Average industrial rents in WA are around $90 per sqm as of this writing. But this is expected to drastically improve in 2023.
Supply limited but growing
Supply has been severely limited due to growing construction costs. Developers have put their plans on the back burner, with steel and concrete costs rising to exceptional levels. But even while material costs appear to have hit the ceiling, the cost of labour – due to its severe shortage – continues to rise.
For investors, the opportunities to sneak their capital into a high-quality asset is limited, especially because the ratio of leaseholders to owner occupiers in WA’s industrial market is about 60/40.
There is a strong demand for land here in WA, but there are not a lot of businesses who subdivide industrial land (unlike residential). That said, there is about 60,000 square metres of industrial space coming onto the market on a speculative basis in 2023, and this is expected to alleviate some supply issues.
We shall see what 2023 brings, but while demand hasn’t yet piqued, it seems like the supply part of the equation has a lot of catching up to do.
East coast buyer demand
Demand for industrial property in WA is primary coming from the east coast. Yes, according to agents there are a mix of local WA, international and interstate buyers, but the bulk have a Sydney, Melbourne or Brisbane postcode.
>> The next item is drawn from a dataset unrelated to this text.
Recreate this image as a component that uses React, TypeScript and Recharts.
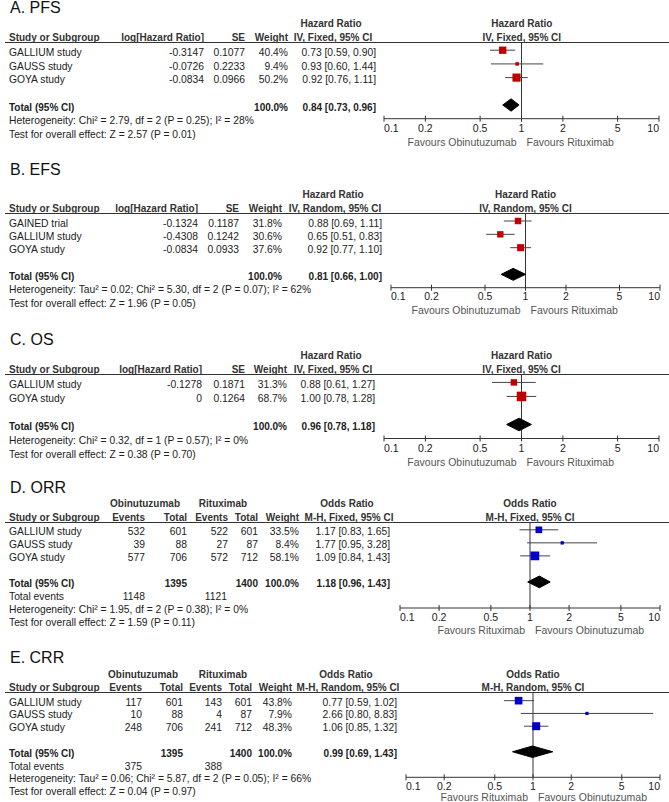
import React from "react"
import { ScatterChart, Scatter, XAxis, YAxis, ReferenceLine, ErrorBar } from "recharts"

// A. PFS
const pfsStudies = ["GALLIUM study", "GAUSS study", "GOYA study"]
const pfsLogHr = [-0.3147, -0.0726, -0.0834]
const pfsSe = [0.1077, 0.2233, 0.0966]
const pfsWeight = [40.4, 9.4, 50.2]
const pfsHr = [0.73, 0.93, 0.92]
const pfsLow = [0.59, 0.6, 0.76]
const pfsHigh = [0.9, 1.44, 1.11]
const pfsTotal = [0.84, 0.73, 0.96]

// B. EFS
const efsStudies = ["GAINED trial", "GALLIUM study", "GOYA study"]
const efsLogHr = [-0.1324, -0.4308, -0.0834]
const efsSe = [0.1187, 0.1242, 0.0933]
const efsWeight = [31.8, 30.6, 37.6]
const efsHr = [0.88, 0.65, 0.92]
const efsLow = [0.69, 0.51, 0.77]
const efsHigh = [1.11, 0.83, 1.1]
const efsTotal = [0.81, 0.66, 1.0]

// C. OS
const osStudies = ["GALLIUM study", "GOYA study"]
const osLogHr = [-0.1278, 0]
const osSe = [0.1871, 0.1264]
const osWeight = [31.3, 68.7]
const osHr = [0.88, 1.0]
const osLow = [0.61, 0.78]
const osHigh = [1.27, 1.28]
const osTotal = [0.96, 0.78, 1.18]

// D. ORR
const orrStudies = ["GALLIUM study", "GAUSS study", "GOYA study"]
const orrObiEvents = [532, 39, 577]
const orrObiTotal = [601, 88, 706]
const orrRitEvents = [522, 27, 572]
const orrRitTotal = [601, 87, 712]
const orrWeight = [33.5, 8.4, 58.1]
const orrOr = [1.17, 1.77, 1.09]
const orrLow = [0.83, 0.95, 0.84]
const orrHigh = [1.65, 3.28, 1.43]
const orrTotal = [1.18, 0.96, 1.43]
const orrSums = [1395, 1400]
const orrTotalEvents = [1148, 1121]

// E. CRR
const crrStudies = ["GALLIUM study", "GAUSS study", "GOYA study"]
const crrObiEvents = [117, 10, 248]
const crrObiTotal = [601, 88, 706]
const crrRitEvents = [143, 4, 241]
const crrRitTotal = [601, 87, 712]
const crrWeight = [43.8, 7.9, 48.3]
const crrOr = [0.77, 2.66, 1.06]
const crrLow = [0.59, 0.8, 0.85]
const crrHigh = [1.02, 8.83, 1.32]
const crrTotal = [0.99, 0.69, 1.43]
const crrSums = [1395, 1400]
const crrTotalEvents = [375, 388]

const axisTicks = [0.1, 0.2, 0.5, 1, 2, 5, 10]

const FONT = '"Liberation Sans", Arial, sans-serif'
const INK = "#222"
const LINE = "#333"
const RED = "#c00000"
const BLUE = "#0000c8"
const MX = 20
const AXIS_H = 34
const DIAMOND_H = 0.45

const ci = (e: number, l: number, h: number) => `${e.toFixed(2)} [${l.toFixed(2)}, ${h.toFixed(2)}]`
const pct = (w: number) => `${w.toFixed(1)}%`

function T({ x, y, children, align = "left", size = 10.3, bold = false, color = INK }: any) {
  const w = 500
  const left = align === "left" ? x : align === "right" ? x - w : x - w / 2
  return (
    <div
      style={{
        position: "absolute",
        left,
        top: y - size / 2,
        width: w,
        textAlign: align,
        fontSize: size,
        lineHeight: `${size}px`,
        fontWeight: bold ? 700 : 400,
        whiteSpace: "nowrap",
        color,
      }}
    >
      {children}
    </div>
  )
}

const makeTick = (fav: string[], labDy: number, favDy: number) => (props: any) => {
  const { x, y, payload } = props
  const v = payload.value
  const anchor = v === 0.1 ? "start" : v === 10 ? "end" : "middle"
  return (
    <g>
      <line x1={x} x2={x} y1={y - 3} y2={y + 3} stroke={LINE} />
      <text x={x} y={y + labDy + 3.7} textAnchor={anchor} fontSize={10.5} fill={INK} fontFamily={FONT}>
        {v}
      </text>
      {v === 1 && (
        <>
          <text x={x - 5} y={y + favDy + 3.7} textAnchor="end" fontSize={10.5} fill="#555" fontFamily={FONT}>
            {fav[0]}
          </text>
          <text x={x + 5} y={y + favDy + 3.7} textAnchor="start" fontSize={10.5} fill="#555" fontFamily={FONT}>
            {fav[1]}
          </text>
        </>
      )}
    </g>
  )
}

function Panel({ cfg }: any) {
  const n = cfg.studies.length
  const pitch = (cfg.axisY - cfg.lineY) / (cfg.axisRow + 0.6)
  const rowY = (r: number) => cfg.lineY + (r + 0.6) * pitch + 2.5
  const headY = cfg.lineY - 4.5
  const groupY = headY - 13.5
  const x1 = (cfg.left + cfg.right) / 2
  const totalRow = n + 1
  const footStart = cfg.totalEvents ? n + 3 : n + 2

  const rows = cfg.studies.map((s: string, i: number) => ({
    x: cfg.est[i],
    y: i,
    w: cfg.weight[i],
    err: [cfg.est[i] - cfg.lo[i], cfg.hi[i] - cfg.est[i]],
  }))
  const [te, tl, th] = cfg.total
  const diamond = [
    { x: tl, y: totalRow },
    { x: te, y: totalRow - DIAMOND_H },
    { x: th, y: totalRow },
    { x: te, y: totalRow + DIAMOND_H },
    { x: tl, y: totalRow },
  ]

  const square = (props: any) => {
    const { cx, cy, payload } = props
    const s = Math.sqrt(payload.w) * 1.15
    return <rect x={cx - s / 2} y={cy - s / 2} width={s} height={s} fill={cfg.color} />
  }

  return (
    <>
      <T x={10} y={cfg.titleY} size={16} color="#111">
        {cfg.title}
      </T>
      {(cfg.groups || []).map((g: any, i: number) => (
        <T key={"g" + i} x={g.x} y={groupY} align="center" size={10} bold color="#333">
          {g.label}
        </T>
      ))}
      <T x={cfg.ciHeadX - 2} y={groupY} align="center" size={10} bold color="#333">
        {cfg.measure}
      </T>
      <T x={x1} y={groupY} align="center" size={10} bold color="#333">
        {cfg.measure}
      </T>
      <T x={9} y={headY} size={10} bold color="#333">
        Study or Subgroup
      </T>
      {cfg.columns.map((c: any, i: number) => (
        <T key={"h" + i} x={c.x} y={headY} align="right" size={10} bold color="#333">
          {c.label}
        </T>
      ))}
      <T x={cfg.ciHeadX} y={headY} align="center" size={10} bold color="#333">
        {cfg.method}
      </T>
      <T x={x1} y={headY} align="center" size={10} bold color="#333">
        {cfg.method}
      </T>
      <div style={{ position: "absolute", left: 5, top: cfg.lineY - 0.5, width: 664, height: 1, background: LINE }} />

      {cfg.studies.map((s: string, i: number) => (
        <React.Fragment key={"r" + i}>
          <T x={9} y={rowY(i)}>
            {s}
          </T>
          {cfg.columns.map((c: any, j: number) => (
            <T key={"c" + j} x={c.x} y={rowY(i)} align="right">
              {c.cells[i]}
            </T>
          ))}
          <T x={cfg.ciX} y={rowY(i)} align="right">
            {ci(cfg.est[i], cfg.lo[i], cfg.hi[i])}
          </T>
        </React.Fragment>
      ))}

      <T x={9} y={rowY(totalRow)} size={10} bold>
        Total (95% CI)
      </T>
      {cfg.columns
        .filter((c: any) => c.total)
        .map((c: any, j: number) => (
          <T key={"t" + j} x={c.x} y={rowY(totalRow)} align="right" size={10} bold>
            {c.total}
          </T>
        ))}
      <T x={cfg.ciX} y={rowY(totalRow)} align="right" size={10} bold>
        {ci(te, tl, th)}
      </T>

      {cfg.totalEvents && (
        <>
          <T x={9} y={rowY(n + 2)}>
            Total events
          </T>
          {cfg.totalEvents.map((t: any, j: number) => (
            <T key={"e" + j} x={t.x} y={rowY(n + 2)} align="right">
              {t.value}
            </T>
          ))}
        </>
      )}
      {cfg.footers.map((f: string, j: number) => (
        <T key={"f" + j} x={9} y={rowY(footStart + j)}>
          {f}
        </T>
      ))}

      <div style={{ position: "absolute", left: cfg.left - MX, top: cfg.lineY }}>
        <ScatterChart
          width={cfg.right - cfg.left + 2 * MX}
          height={cfg.axisY - cfg.lineY + AXIS_H}
          margin={{ top: 0, right: MX, bottom: 0, left: MX }}
        >
          <XAxis
            type="number"
            dataKey="x"
            scale="log"
            domain={[0.1, 10]}
            ticks={axisTicks}
            interval={0}
            allowDataOverflow
            height={AXIS_H}
            axisLine={{ stroke: LINE }}
            tickLine={false}
            tickSize={0}
            tickMargin={0}
            tick={makeTick(cfg.favours, cfg.labDy, cfg.favDy)}
          />
          <YAxis type="number" dataKey="y" domain={[-0.6, cfg.axisRow]} reversed hide allowDataOverflow />
          <ReferenceLine x={1} stroke={LINE} />
          <Scatter data={rows} shape={square} isAnimationActive={false}>
            <ErrorBar dataKey="err" direction="x" width={0} stroke="#444" strokeWidth={1} />
          </Scatter>
          <Scatter
            data={diamond}
            fill="#000"
            line={{ fill: "#000", stroke: "#000", strokeWidth: 1 }}
            lineType="joint"
            shape={() => <g />}
            isAnimationActive={false}
          />
        </ScatterChart>
      </div>
    </>
  )
}

const hrCols = (logHr: number[], se: number[], weight: number[], xs: number[]) => [
  { label: "log[Hazard Ratio]", x: xs[0], cells: logHr.map(String) },
  { label: "SE", x: xs[1], cells: se.map(String) },
  { label: "Weight", x: xs[2], cells: weight.map(pct), total: "100.0%" },
]

const orCols = (oe: number[], ot: number[], re: number[], rt: number[], w: number[], sums: number[], xs: number[]) => [
  { label: "Events", x: xs[0], cells: oe.map(String) },
  { label: "Total", x: xs[1], cells: ot.map(String), total: String(sums[0]) },
  { label: "Events", x: xs[2], cells: re.map(String) },
  { label: "Total", x: xs[3], cells: rt.map(String), total: String(sums[1]) },
  { label: "Weight", x: xs[4], cells: w.map(pct), total: "100.0%" },
]

const panels = [
  {
    title: "A. PFS",
    titleY: 8,
    lineY: 42.3,
    axisY: 119,
    axisRow: 5,
    left: 384.3,
    right: 659.3,
    measure: "Hazard Ratio",
    method: "IV, Fixed, 95% CI",
    studies: pfsStudies,
    columns: hrCols(pfsLogHr, pfsSe, pfsWeight, [204, 245, 288]),
    ciX: 376,
    ciHeadX: 333,
    est: pfsHr,
    lo: pfsLow,
    hi: pfsHigh,
    weight: pfsWeight,
    total: pfsTotal,
    footers: ["Heterogeneity: Chi² = 2.79, df = 2 (P = 0.25); I² = 28%", "Test for overall effect: Z = 2.57 (P = 0.01)"],
    favours: ["Favours Obinutuzumab", "Favours Rituximab"],
    color: RED,
    labDy: 9.5,
    favDy: 23.5,
  },
  {
    title: "B. EFS",
    titleY: 170,
    lineY: 213.3,
    axisY: 288,
    axisRow: 5,
    left: 391,
    right: 660,
    measure: "Hazard Ratio",
    method: "IV, Random, 95% CI",
    studies: efsStudies,
    columns: hrCols(efsLogHr, efsSe, efsWeight, [198, 239, 282]),
    ciX: 382,
    ciHeadX: 335,
    est: efsHr,
    lo: efsLow,
    hi: efsHigh,
    weight: efsWeight,
    total: efsTotal,
    footers: [
      "Heterogeneity: Tau² = 0.02; Chi² = 5.30, df = 2 (P = 0.07); I² = 62%",
      "Test for overall effect: Z = 1.96 (P = 0.05)",
    ],
    favours: ["Favours Obinutuzumab", "Favours Rituximab"],
    color: RED,
    labDy: 9,
    favDy: 23,
  },
  {
    title: "C. OS",
    titleY: 340,
    lineY: 374,
    axisY: 438.5,
    axisRow: 4,
    left: 384,
    right: 659,
    measure: "Hazard Ratio",
    method: "IV, Fixed, 95% CI",
    studies: osStudies,
    columns: hrCols(osLogHr, osSe, osWeight, [202, 245, 287]),
    ciX: 375,
    ciHeadX: 333,
    est: osHr,
    lo: osLow,
    hi: osHigh,
    weight: osWeight,
    total: osTotal,
    footers: ["Heterogeneity: Chi² = 0.32, df = 1 (P = 0.57); I² = 0%", "Test for overall effect: Z = 0.38 (P = 0.70)"],
    favours: ["Favours Obinutuzumab", "Favours Rituximab"],
    color: RED,
    labDy: 9.5,
    favDy: 23.5,
  },
  {
    title: "D. ORR",
    titleY: 488,
    lineY: 522,
    axisY: 608,
    axisRow: 6,
    left: 400,
    right: 660,
    measure: "Odds Ratio",
    method: "M-H, Fixed, 95% CI",
    studies: orrStudies,
    groups: [
      { label: "Obinutuzumab", x: 145 },
      { label: "Rituximab", x: 223 },
    ],
    columns: orCols(orrObiEvents, orrObiTotal, orrRitEvents, orrRitTotal, orrWeight, orrSums, [145, 187, 228, 258, 299]),
    totalEvents: [
      { x: 145, value: String(orrTotalEvents[0]) },
      { x: 227, value: String(orrTotalEvents[1]) },
    ],
    ciX: 390,
    ciHeadX: 349,
    est: orrOr,
    lo: orrLow,
    hi: orrHigh,
    weight: orrWeight,
    total: orrTotal,
    footers: ["Heterogeneity: Chi² = 1.95, df = 2 (P = 0.38); I² = 0%", "Test for overall effect: Z = 1.59 (P = 0.11)"],
    favours: ["Favours Rituximab", "Favours Obinutuzumab"],
    color: BLUE,
    labDy: 9,
    favDy: 22,
  },
  {
    title: "E. CRR",
    titleY: 658,
    lineY: 692.7,
    axisY: 777,
    axisRow: 6,
    left: 406,
    right: 660,
    measure: "Odds Ratio",
    method: "M-H, Random, 95% CI",
    studies: crrStudies,
    groups: [
      { label: "Obinutuzumab", x: 143 },
      { label: "Rituximab", x: 223 },
    ],
    columns: orCols(crrObiEvents, crrObiTotal, crrRitEvents, crrRitTotal, crrWeight, crrSums, [142, 183, 222, 252, 292]),
    totalEvents: [
      { x: 142, value: String(crrTotalEvents[0]) },
      { x: 222, value: String(crrTotalEvents[1]) },
    ],
    ciX: 397,
    ciHeadX: 348,
    est: crrOr,
    lo: crrLow,
    hi: crrHigh,
    weight: crrWeight,
    total: crrTotal,
    footers: [
      "Heterogeneity: Tau² = 0.06; Chi² = 5.87, df = 2 (P = 0.05); I² = 66%",
      "Test for overall effect: Z = 0.04 (P = 0.97)",
    ],
    favours: ["Favours Rituximab", "Favours Obinutuzumab"],
    color: BLUE,
    labDy: 9,
    favDy: 20,
  },
]

export default function App() {
  return (
    <div
      style={{
        position: "absolute",
        left: 0,
        top: 0,
        width: 669,
        height: 802,
        overflow: "hidden",
        background: "#fff",
        fontFamily: FONT,
        color: INK,
      }}
    >
      {panels.map((p) => (
        <Panel key={p.title} cfg={p} />
      ))}
    </div>
  )
}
In these buyers’ eyes, the WA industrial market is severely undervalued. If a warehouse in a Sydney logistics hub will go for $6 million, then a comparable asset in a comparable Perth precinct might fetch $3.5 million.
And as interest rates continue to rise, this will be a huge draw for east coast industrial property investors in 2023.
Interest rates have risen by 3 per cent since May 2022. Yet capitalisation rates in WA’s industrial market have only gone up from around 6.5 per cent to 7 per cent. This is due to Perth’s affordability.
According to CoreLogic, the percentage of income required to service a mortgage is 51.1 per cent in Sydney and just 30.7 per cent in Perth (as at September 2022). Industrial financing is likely similar, and east coast buyers can’t work out why WA buyers think their local market is so pricey. From their perspective, it is extremely affordable, and they’re not waiting for Perth-based investors to wake up to that.
Perth may have a lot of catching up to do to level with Sydney or Melbourne, but its current state is reminiscent of Sydney ten to 15 years ago.
An influx of buyers is only a good thing for Perth’s industrial property market. It brings us into the fold as a target for big-player dollars, puts healthy pressure on land values and promotes the state’s relevance as a premium destination for high-quality national and multi-national industrial tenants.